*Written task*.
Restate each of the lines below word for word and drop every picture.

*Supplied records*.
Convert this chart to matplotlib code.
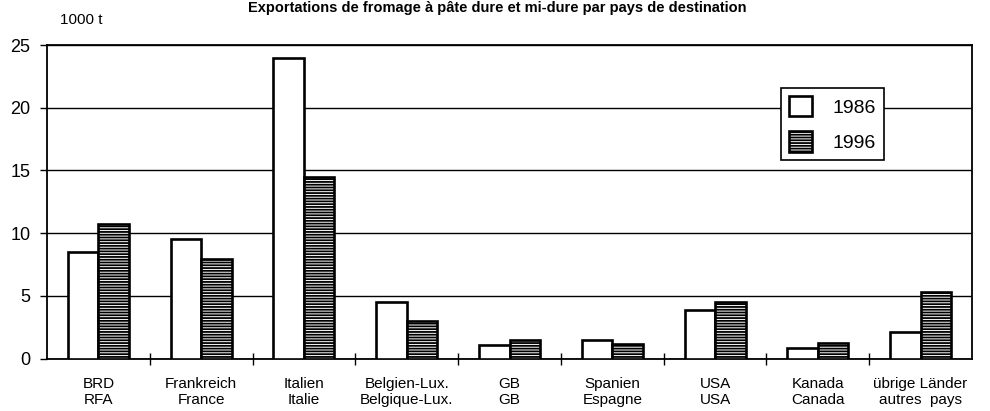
import matplotlib
matplotlib.use("Agg")
import matplotlib.pyplot as plt
import numpy as np

plt.rcParams['font.family'] = ['Liberation Sans', 'DejaVu Sans']
plt.rcParams['hatch.linewidth'] = 1.3

# Hard and semi-hard cheese exports by destination, in 1000 t
countries = ["BRD\nRFA", "Frankreich\nFrance", "Italien\nItalie",
             "Belgien-Lux.\nBelgique-Lux.", "GB\nGB", "Spanien\nEspagne",
             "USA\nUSA", "Kanada\nCanada", "übrige Länder\nautres  pays"]
years = ["1986", "1996"]
exports_1986 = [8.5, 9.5, 24.0, 4.5, 1.1, 1.5, 3.9, 0.85, 2.1]
exports_1996 = [10.75, 7.9, 14.5, 3.0, 1.5, 1.15, 4.5, 1.25, 5.3]
y_ticks = [0, 5, 10, 15, 20, 25]

fig = plt.figure(figsize=(9.9, 4.11), dpi=100)
ax = fig.add_axes([47 / 990, 1 - 358.5 / 411, 925 / 990, 313.5 / 411])

x = np.arange(len(countries))
w = 0.297
ax.bar(x - w / 2, exports_1986, width=w, facecolor="white", edgecolor="black",
       linewidth=1.9, label=years[0], zorder=3)
ax.bar(x + w / 2, exports_1996, width=w, facecolor="white", edgecolor="black",
       hatch="------", linewidth=1.9, label=years[1], zorder=3)

ax.set_xlim(-0.5, len(countries) - 0.5)
ax.set_ylim(0, 25)

# horizontal grid
ax.set_yticks(y_ticks)
ax.yaxis.grid(True, color="black", linewidth=1.0, zorder=1)
ax.set_axisbelow(True)
ax.tick_params(axis="y", direction="out", length=5, width=1.0, pad=7,
               labelsize=13)

# category separators as crossing ticks, labels at centres
ax.set_xticks(np.arange(0.5, len(countries) - 1, 1.0))
ax.set_xticklabels([])
ax.tick_params(axis="x", which="major", direction="inout", length=9, width=1.0)
ax.set_xticks(x, minor=True)
ax.set_xticklabels(countries, minor=True, fontsize=11)
ax.tick_params(axis="x", which="minor", length=0, pad=13)

for s in ax.spines.values():
    s.set_linewidth(1.3)
    s.set_color("black")

leg = ax.legend(loc="upper left", bbox_to_anchor=(0.7935, 0.863),
                fontsize=14, frameon=True, fancybox=False, shadow=False,
                edgecolor="black", framealpha=1, handlelength=1.18,
                handleheight=1.22, handletextpad=1.05, labelspacing=0.75,
                borderpad=0.42, borderaxespad=0)
leg.get_frame().set_linewidth(1.2)

fig.text(60 / 990, 1 - 23.5 / 411, "1000 t", fontsize=11, ha="left",
         va="baseline")
fig.text(497 / 990, 1 - 1 / 411,
         "Exportations de fromage à pâte dure et mi-dure par pays de destination",
         fontsize=10.5, fontweight="bold", ha="center", va="top")

fig.savefig("out.png", dpi=100)
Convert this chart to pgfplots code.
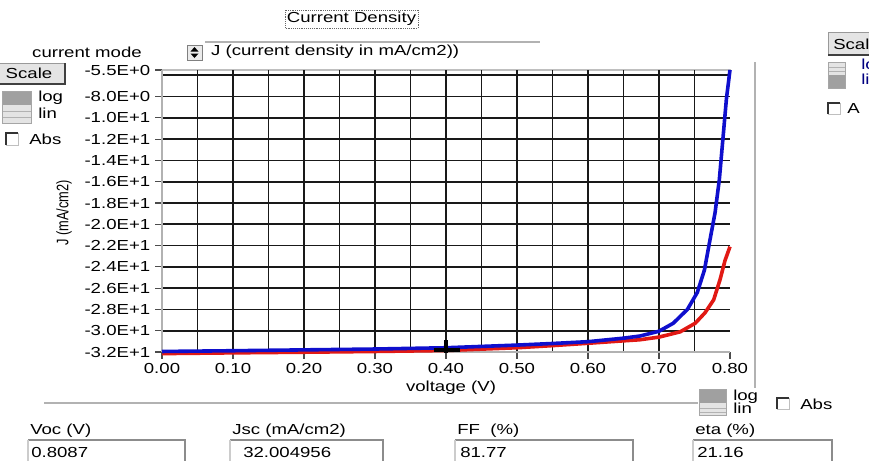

*Output of the exercise*.
Convert this chart to matplotlib code.
import matplotlib
matplotlib.use("Agg")
import matplotlib.pyplot as plt
import numpy as np

plt.rcParams['font.family'] = ['Liberation Sans', 'DejaVu Sans']
plt.rcParams['hatch.linewidth'] = 1.3

# Hard and semi-hard cheese exports by destination, in 1000 t
countries = ["BRD\nRFA", "Frankreich\nFrance", "Italien\nItalie",
             "Belgien-Lux.\nBelgique-Lux.", "GB\nGB", "Spanien\nEspagne",
             "USA\nUSA", "Kanada\nCanada", "übrige Länder\nautres  pays"]
years = ["1986", "1996"]
exports_1986 = [8.5, 9.5, 24.0, 4.5, 1.1, 1.5, 3.9, 0.85, 2.1]
exports_1996 = [10.75, 7.9, 14.5, 3.0, 1.5, 1.15, 4.5, 1.25, 5.3]
y_ticks = [0, 5, 10, 15, 20, 25]

fig = plt.figure(figsize=(9.9, 4.11), dpi=100)
ax = fig.add_axes([47 / 990, 1 - 358.5 / 411, 925 / 990, 313.5 / 411])

x = np.arange(len(countries))
w = 0.297
ax.bar(x - w / 2, exports_1986, width=w, facecolor="white", edgecolor="black",
       linewidth=1.9, label=years[0], zorder=3)
ax.bar(x + w / 2, exports_1996, width=w, facecolor="white", edgecolor="black",
       hatch="------", linewidth=1.9, label=years[1], zorder=3)

ax.set_xlim(-0.5, len(countries) - 0.5)
ax.set_ylim(0, 25)

# horizontal grid
ax.set_yticks(y_ticks)
ax.yaxis.grid(True, color="black", linewidth=1.0, zorder=1)
ax.set_axisbelow(True)
ax.tick_params(axis="y", direction="out", length=5, width=1.0, pad=7,
               labelsize=13)

# category separators as crossing ticks, labels at centres
ax.set_xticks(np.arange(0.5, len(countries) - 1, 1.0))
ax.set_xticklabels([])
ax.tick_params(axis="x", which="major", direction="inout", length=9, width=1.0)
ax.set_xticks(x, minor=True)
ax.set_xticklabels(countries, minor=True, fontsize=11)
ax.tick_params(axis="x", which="minor", length=0, pad=13)

for s in ax.spines.values():
    s.set_linewidth(1.3)
    s.set_color("black")

leg = ax.legend(loc="upper left", bbox_to_anchor=(0.7935, 0.863),
                fontsize=14, frameon=True, fancybox=False, shadow=False,
                edgecolor="black", framealpha=1, handlelength=1.18,
                handleheight=1.22, handletextpad=1.05, labelspacing=0.75,
                borderpad=0.42, borderaxespad=0)
leg.get_frame().set_linewidth(1.2)

fig.text(60 / 990, 1 - 23.5 / 411, "1000 t", fontsize=11, ha="left",
         va="baseline")
fig.text(497 / 990, 1 - 1 / 411,
         "Exportations de fromage à pâte dure et mi-dure par pays de destination",
         fontsize=10.5, fontweight="bold", ha="center", va="top")

fig.savefig("out.png", dpi=100)
Convert this chart to pgfplots code.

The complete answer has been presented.